Misconception: "Fit is just about campus aesthetics and social scene—it's not as important as academic quality."
Reality: Fit includes academic factors like teaching philosophy, class size, research opportunities, and program strength in your intended major. A school can be academically rigorous but still be a poor fit if it doesn't offer the specific programs or learning environment you need.
Misconception: "I can assess fit from the website and virtual tours—I don't need to visit."
Reality: While virtual resources are helpful, campus visits (or at minimum, conversations with current students) provide insights about campus culture, student body dynamics, and daily life that can't be captured in marketing materials. Fit assessment improves dramatically with firsthand experience.
Technical Explanation
The fit-probability optimization problem can be formalized as a multi-objective optimization where the goal is to maximize E[fit] subject to the constraint that P(at least one acceptance) ≥ 0.95. This requires balancing two competing objectives: maximizing average fit across all schools on your list while ensuring sufficient probability distribution to guarantee acceptances.
The fit score calculation uses a weighted preference model where students assign importance weights to different factors (w₁ for academic programs, w₂ for location, w₃ for campus size, etc.) and schools receive scores on each dimension (s₁, s₂, s₃, etc.). The overall fit score is calculated as: Fit = Σ(wᵢ × sᵢ) / Σwᵢ, normalized to a 0-10 scale.
The probability calculation uses logistic regression as described in previous sections, producing a probability estimate P(admission|student profile, school characteristics) for each student-school pair. The combined probability of receiving at least one acceptance from a list of n schools is calculated as: P(≥1 acceptance) = 1 - Π(1 - Pᵢ) for i=1 to n.

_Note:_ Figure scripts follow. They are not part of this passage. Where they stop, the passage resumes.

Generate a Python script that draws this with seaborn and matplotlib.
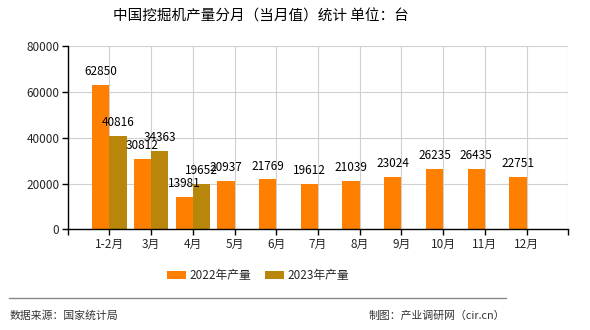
import matplotlib
matplotlib.use("Agg")
import matplotlib.pyplot as plt
import seaborn as sns
import pandas as pd
import numpy as np
from matplotlib.patches import Patch

months = ["1-2月", "3月", "4月", "5月", "6月", "7月", "8月", "9月", "10月", "11月", "12月"]
prod_2022 = [62850, 30812, 13981, 20937, 21769, 19612, 21039, 23024, 26235, 26435, 22751]
prod_2023 = [40816, 34363, 19652]
series = ["2022年产量", "2023年产量"]
colors = ["#FF8000", "#B8860B"]
yticks = [0, 20000, 40000, 60000, 80000]

sns.set_theme(style="white")
plt.rcParams['font.family'] = ['Noto Sans CJK SC', 'DejaVu Sans']

rows = []
for m, v in zip(months, prod_2022):
    rows.append({"月份": m, "系列": series[0], "产量": v})
for m, v in zip(months, prod_2023):
    rows.append({"月份": m, "系列": series[1], "产量": v})
df = pd.DataFrame(rows)

fig = plt.figure(figsize=(5.9, 3.3), dpi=100)
ax = fig.add_axes([0.1147, 0.305, 0.8485, 0.5556])

sns.barplot(data=df, x="月份", y="产量", hue="系列", order=months, hue_order=series,
            palette=colors, width=0.83, saturation=1, ax=ax, legend=False,
            linewidth=0, edgecolor="none", gap=0)

for cont in ax.containers:
    ax.bar_label(cont, fmt="%.0f", padding=5, fontsize=8.5, color="black")

ax.set_xlim(-1, 11)
ax.set_ylim(0, 80000)
ax.set_xticks(range(-1, 12))
ax.set_xticklabels([""] + months + [""], fontsize=8.5)
ax.set_yticks(yticks)
ax.set_yticklabels([str(t) for t in yticks], fontsize=8.5)
ax.set_xlabel("")
ax.set_ylabel("")
ax.grid(True, color="#d0d0d0", linewidth=0.8)
ax.set_axisbelow(True)
for s in ["top", "right"]:
    ax.spines[s].set_visible(False)
for s in ["left", "bottom"]:
    ax.spines[s].set_color("black")
    ax.spines[s].set_linewidth(1)
ax.tick_params(axis="both", which="both", length=4, width=1, color="black", direction="out",
               bottom=True, left=True, pad=2)

handles = [Patch(facecolor=c, edgecolor="none") for c in colors]
fig.legend(handles, series, loc="center", bbox_to_anchor=(0.437, 0.164), ncol=2,
           frameon=False, fontsize=8.5, handlelength=1.6, handleheight=0.6,
           handletextpad=0.3, columnspacing=1.2)

fig.text(0.442, 1 - 17 / 330, "中国挖掘机产量分月（当月值）统计 单位：台",
         ha="center", va="center", fontsize=10.5, color="black")

fig.add_artist(plt.Line2D([9 / 590, 506 / 590], [1 - 298 / 330, 1 - 298 / 330],
                          color="#888888", linewidth=1))
fig.text(10 / 590, 1 - 316 / 330, "数据来源：国家统计局", ha="left", va="center",
         fontsize=7.8, color="#333333")
fig.text(505 / 590, 1 - 316 / 330, "制图：产业调研网（cir.cn）", ha="right", va="center",
         fontsize=7.8, color="#333333")

fig.savefig("out.png", dpi=100)
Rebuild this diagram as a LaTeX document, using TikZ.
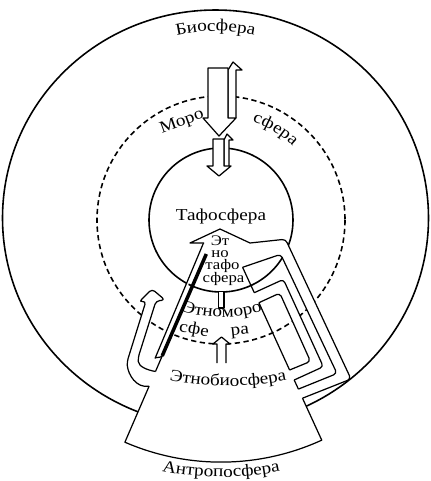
\documentclass[tikz,border=0pt]{standalone}
\usepackage{fontspec}
\setmainfont{Liberation Serif}[FakeStretch=1.15]
\usetikzlibrary{decorations.text}
\newcommand{\lblfont}{\fontsize{9.5}{11}\selectfont}
\newcommand{\stackfont}{\fontsize{8.3}{9}\selectfont}

\begin{document}
\lblfont
\begin{tikzpicture}[x=0.2mm,y=-0.2mm,line join=round,line width=0.7pt,
  sphere/.style={line width=0.9pt},
  moro/.style={line width=0.9pt,dash pattern=on 3pt off 2pt},
  band/.style={fill=white,rounded corners=2pt},
  lbl/.style={font=\lblfont,inner sep=0pt},
  stacklbl/.style={font=\stackfont,inner sep=0pt,anchor=base},
  curvelbl/.style={decorate,decoration={text along path,text align=center,text={|\lblfont|#1}}}]
  \useasboundingbox (0,0) rectangle (430,481);
  \coordinate (O) at (221,220);
  % spheres
  \draw[sphere] (215.5,218) ellipse [x radius=213, y radius=208];
  \fill[white] (O) -- (124.9,442.2) arc[start angle=113.4,end angle=65.4,radius=242] -- cycle;
  \draw[moro] (O) circle[radius=124];
  \draw[sphere] (O) circle[radius=72];
  % bio -> moro -> tafo
  \draw[fill=white] (228,118) -- (228,70) -- (233,62) -- (242,70) -- (236,70) -- (236,118);
  \draw[fill=white] (208,68) -- (228,68) -- (228,118) -- (236,118) -- (219,136) -- (203,118) -- (208,118) -- cycle;
  \draw[fill=white] (224,166) -- (224,140) -- (227,134) -- (233,140) -- (229,140) -- (229,166);
  \draw[fill=white] (213,139) -- (224,139) -- (224,166) -- (231,166) -- (219,176) -- (207,166) -- (213,166) -- cycle;
  % left return arrow
  \draw[band] (149.1,386.2) to[out=190,in=-85] (127,362) -- (146,301) -- (139,302) -- (152,289)
    -- (165,300) -- (156,301) -- (138,358) to[out=-85,in=170] (155.5,371.5);
  \draw[band] (203.9,242) -- (156.5,354.9) to[out=247,in=247] (162.2,355.9);
  % right return bands
  \coordinate (tO1) at (250,243);
  \coordinate (tO2) at (285.5,239.2);
  \coordinate (tO3) at (351,379);
  \coordinate (tO4) at (302.5,398.2);
  \coordinate (tI1) at (242.6,267.3);
  \coordinate (tI2) at (280.7,254.3);
  \coordinate (tI3) at (337,373.5);
  \coordinate (tI4) at (298.4,389.1);
  \coordinate (mO1) at (254.3,292.7);
  \coordinate (mO2) at (283.4,279.4);
  \coordinate (mO3) at (323.3,366.7);
  \coordinate (mO4) at (294.2,380);
  \coordinate (mI1) at (258.9,302.7);
  \coordinate (mI2) at (279.8,293.1);
  \coordinate (mI3) at (310.5,361.4);
  \coordinate (mI4) at (289.6,370);
  \fill[white,rounded corners=2pt] (tO1) -- (tO2) -- (tO3) -- (tO4) -- (tI4) -- (tI3) -- (tI2) -- (tI1) -- cycle;
  \draw[rounded corners=2pt] (tO1) -- (tO2) -- (tO3) -- (tO4);
  \draw[rounded corners=2pt] (tI1) -- (tI2) -- (tI3) -- (tI4);
  \fill[white,rounded corners=2pt] (mO1) -- (mO2) -- (mO3) -- (mO4) -- (mI4) -- (mI3) -- (mI2) -- (mI1) -- cycle;
  \draw[rounded corners=2pt] (mO1) -- (mO2) -- (mO3) -- (mO4);
  \draw[rounded corners=2pt] (mI1) -- (mI2) -- (mI3) -- (mI4);
  % ethno -> tafo
  \draw[fill=white] (204,243) -- (190,243) -- (220,229) -- (250,243);
  % wedge
  \draw[line width=2pt] (206.3,254) -- (162.2,355.9);
  \draw (162.2,355.9) -- (155.5,371.5);
  \draw (tI1) -- (mO1);
  \draw (mI1) -- (mI4);
  \draw (mO4) -- (tI4);
  \draw (149.1,386.2) -- (124.9,442.2) arc[start angle=113.4,end angle=65.4,radius=242] -- (tO4);
  \draw[fill=white] (217,363) -- (217,344) -- (213,344) -- (221.5,337) -- (230,344) -- (226,344) -- (226,363);
  \draw[fill=white] (218.5,292) -- (218.5,308) -- (224,308) -- (224,292);
  % labels
  \path[curvelbl={Биосфера}] (215.5,218) ++(250:187) arc[start angle=250,end angle=290,radius=187];
  \node[lbl,rotate=20] (moro1) at (182,122) {Моро};
  \path[curvelbl={сфера}] (O) ++(-72:103) arc[start angle=-72,end angle=-46,radius=103];
  \node[lbl] (tafo) at (221,216) {Тафосфера};
  \node[stacklbl] (et1) at (220,245) {Эт};
  \node[stacklbl] (et2) at (220,257.5) {но};
  \node[stacklbl] (et3) at (222.5,269.5) {тафо};
  \node[stacklbl] (et4) at (223.5,282) {сфера};
  \path[curvelbl={Этноморо}] (222,177) ++(115:140) arc[start angle=115,end angle=65,radius=140];
  \node[lbl,rotate=-10] (em1) at (194,330) {сфе};
  \node[lbl,rotate=6] (em2) at (240,332) {ра};
  \path[curvelbl={Этнобиосфера}] (228,86) ++(115:300) arc[start angle=115,end angle=65,radius=300];
  \path[curvelbl={Антропосфера}] (221,177) ++(120:300) arc[start angle=120,end angle=60,radius=300];
\end{tikzpicture}
\end{document}
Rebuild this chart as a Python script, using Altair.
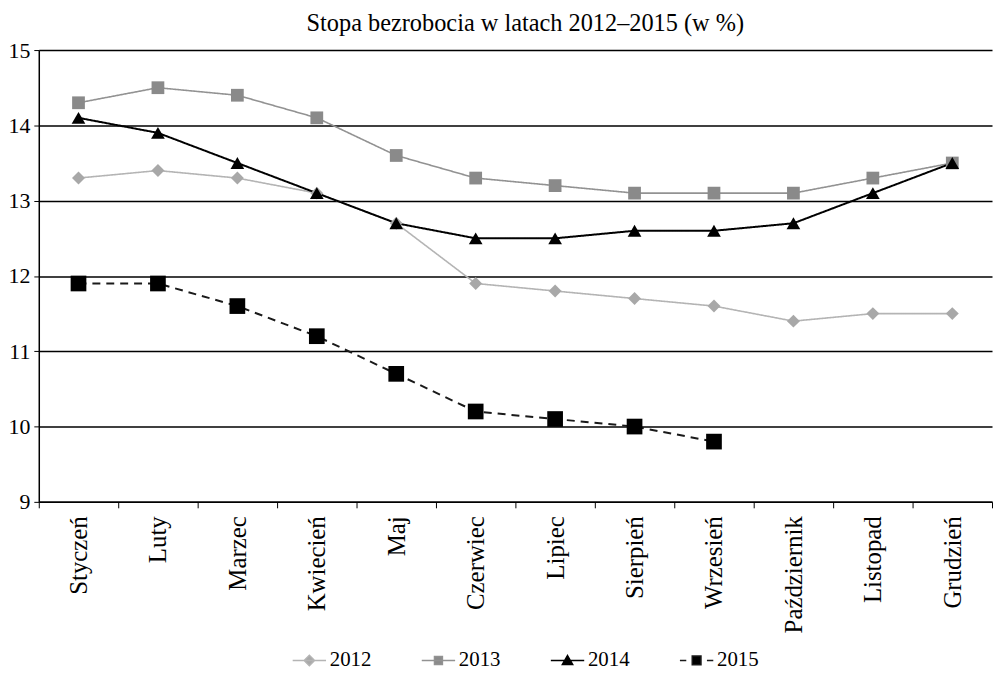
import altair as alt
import pandas as pd

months = ["Styczeń", "Luty", "Marzec", "Kwiecień", "Maj", "Czerwiec", "Lipiec",
          "Sierpień", "Wrzesień", "Październik", "Listopad", "Grudzień"]
years = ["2012", "2013", "2014", "2015"]
v2012 = [13.3, 13.4, 13.3, 13.1, 12.7, 11.9, 11.8, 11.7, 11.6, 11.4, 11.5, 11.5]
v2013 = [14.3, 14.5, 14.4, 14.1, 13.6, 13.3, 13.2, 13.1, 13.1, 13.1, 13.3, 13.5]
v2014 = [14.1, 13.9, 13.5, 13.1, 12.7, 12.5, 12.5, 12.6, 12.6, 12.7, 13.1, 13.5]
v2015 = [11.9, 11.9, 11.6, 11.2, 10.7, 10.2, 10.1, 10.0, 9.8]
y_ticks = [9, 10, 11, 12, 13, 14, 15]

series = {"2012": v2012, "2013": v2013, "2014": v2014, "2015": v2015}
rows = []
for yr, vals in series.items():
    for m, v in zip(months, vals):
        rows.append({"month": m, "year": yr, "value": v})
df = pd.DataFrame(rows)

FONT = "Liberation Serif"
line_colors = {"2012": "#b4b4b4", "2013": "#929292", "2014": "#000000", "2015": "#1a1a1a"}
marker_colors = {"2012": "#a8a8a8", "2013": "#8a8a8a", "2014": "#000000", "2015": "#000000"}
line_widths = {"2012": 1.6, "2013": 1.6, "2014": 2.0, "2015": 2.0}
dashes = {"2012": [1, 0], "2013": [1, 0], "2014": [1, 0], "2015": [8, 6]}
shapes = {"2012": "diamond", "2013": "square", "2014": "triangle-up", "2015": "square"}
sizes = {"2012": 170, "2013": 165, "2014": 190, "2015": 250}

legend_paths = [
    "M-4.2,0H4.2M0,-1.3L1.3,0L0,1.3L-1.3,0Z",
    "M-4.2,0H4.2M-1,-1H1V1H-1Z",
    "M-4.2,0H4.2M0,-1.25L1.3,1H-1.3Z",
    "M-4.2,0H-2.6M2.6,0H4.2M-1.1,-1.1H1.1V1.1H-1.1Z",
]

x_enc = alt.X("month:N", sort=months,
              scale=alt.Scale(type="band", paddingInner=0, paddingOuter=0),
              bandPosition=0.5,
              axis=alt.Axis(title=None, labelAngle=270, tickBand="extent",
                            labelFont=FONT, labelFontSize=25, labelColor="#000",
                            domainColor="#000", domainWidth=1.5, tickColor="#000",
                            tickSize=6, labelPadding=8, grid=False))
y_enc = alt.Y("value:Q", scale=alt.Scale(domain=[9, 15], nice=False, zero=False),
              axis=alt.Axis(title=None, values=y_ticks, grid=True, gridColor="#000",
                            gridWidth=1.5, labelFont=FONT, labelFontSize=22,
                            labelColor="#000", domainColor="#000", domainWidth=1.5,
                            tickColor="#000", tickSize=5, labelPadding=4))

base = alt.Chart(df)
layers = []
for yr in years:
    layers.append(
        base.transform_filter(alt.datum.year == yr).mark_line(
            color=line_colors[yr], strokeWidth=line_widths[yr], strokeDash=dashes[yr]
        ).encode(x=x_enc, y=y_enc)
    )
for yr in years:
    layers.append(
        base.transform_filter(alt.datum.year == yr).mark_point(
            shape=shapes[yr], filled=True, size=sizes[yr], color=marker_colors[yr], opacity=1
        ).encode(x=x_enc, y=y_enc)
    )

leg = alt.Legend(title=None, orient="none", direction="horizontal",
                 legendX=262, legendY=604,
                 labelFont=FONT, labelFontSize=21, labelColor="#000",
                 symbolSize=64, symbolStrokeWidth=1.5, symbolOpacity=1,
                 labelOffset=10, columnPadding=47)
legend_layer = base.mark_point(filled=True, opacity=0).encode(
    x=x_enc, y=y_enc,
    fill=alt.Fill("year:N", scale=alt.Scale(domain=years, range=[marker_colors[y] for y in years]), legend=leg),
    stroke=alt.Stroke("year:N", scale=alt.Scale(domain=years, range=[line_colors[y] for y in years]), legend=leg),
    shape=alt.Shape("year:N", scale=alt.Scale(domain=years, range=legend_paths), legend=leg),
)
layers.append(legend_layer)

chart = alt.layer(*layers).properties(
    width=960, height=455,
    padding={"left": 0, "right": 0, "top": 0, "bottom": 0},
    title=alt.TitleParams("Stopa bezrobocia  w latach 2012–2015 (w %)", font=FONT,
                          fontSize=24.5, fontWeight="normal", color="#000", offset=3, dx=10),
).configure(font=FONT).configure_view(strokeWidth=0).configure_legend(
    labelFont=FONT, labelFontSize=21, labelColor="#000"
)

chart.save("out.html", embed_options={"renderer": "svg", "actions": False})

The optimization algorithm uses a greedy approach with backtracking: it starts by selecting the highest-fit school in each probability tier (reach, target, safety), then iteratively adds schools that maximize the objective function: f(list) = α × E[fit] + β × P(≥1 acceptance) + γ × diversity_score, where α, β, and γ are tuning parameters that balance fit, probability, and list diversity.
The diversity_score component ensures the final list includes schools with different characteristics (geographic diversity, size diversity, public vs private, etc.) rather than 10 nearly-identical schools. This is calculated using a similarity matrix where each school pair receives a similarity score based on shared characteristics, and the diversity score is the average pairwise dissimilarity across all schools in the list.
Advanced implementations use Pareto optimization to identify the Pareto frontier of fit-probability tradeoffs, allowing students to visualize the tradeoff curve and select their preferred balance point. Some students might prefer a list with slightly lower average fit but higher acceptance probability, while others might accept lower probability in exchange for perfect-fit reach schools.